When to Convert a Stop to Break-Even (The Profit Management Tier)

While the discussion focuses on loss mitigation, tiered stops also influence profit taking. Once a trade moves significantly in your favor, you should introduce a "Profit Management Tier," which is essentially moving the stop-loss for the remaining position to your entry price (break-even).

  • Profit Management Tier Rule: If the trade moves in your favor by 2 times your initial risk (Risk/Reward ratio of 1:2), move the stop for the remaining position to the entry price.

This ensures that even if the market reverses completely, the trade will result in zero loss, effectively turning the trade into a "free roll."

Advanced Consideration: Analyzing Market Structure with Open Interest

Sophisticated traders use more than just price when setting tiers. They examine broader market sentiment indicators, particularly Open Interest (OI). High OI combined with sharp price movements often signals strong conviction, but if price reverses sharply against that high OI, it suggests potential forced liquidations that could lead to deeper moves.

If your analysis, perhaps involving Open Interest and Price Action, suggested a strong move based on rising OI, a reversal that causes OI to drop rapidly might be a stronger signal to hit Tier 2 or Tier 3 sooner than the price structure alone suggests. The tiered stop allows you to react to these structural confirmation/invalidation signals systematically.

Summary and Conclusion

Stop-Loss Tiers are not a complex indicator; they are a disciplined framework for managing uncertainty. They force the trader to pre-define *how* wrong they are willing to be at various stages of a trade's failure.

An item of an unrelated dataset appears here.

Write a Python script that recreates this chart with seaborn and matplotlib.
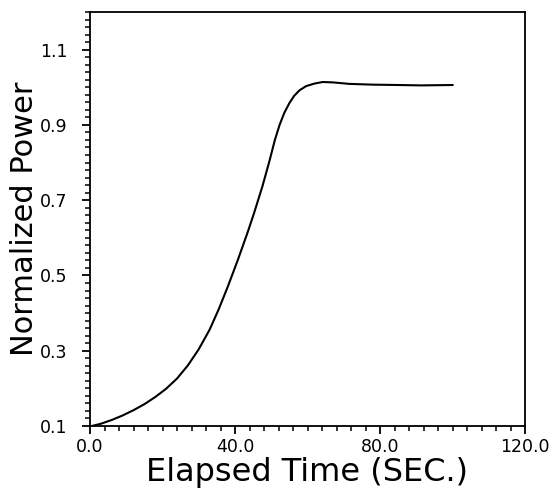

By moving beyond the simple price trigger and implementing tiers based on structural relevance, volatility adjustment (ATR), and systematic de-risking, beginners can immediately elevate their risk management game. This approach reduces emotional trading, preserves capital effectively, and ensures that when a trade fails, it does so gradually and predictably, rather than catastrophically. Mastering the tiered stop is a fundamental step toward achieving consistency in the challenging arena of crypto futures trading.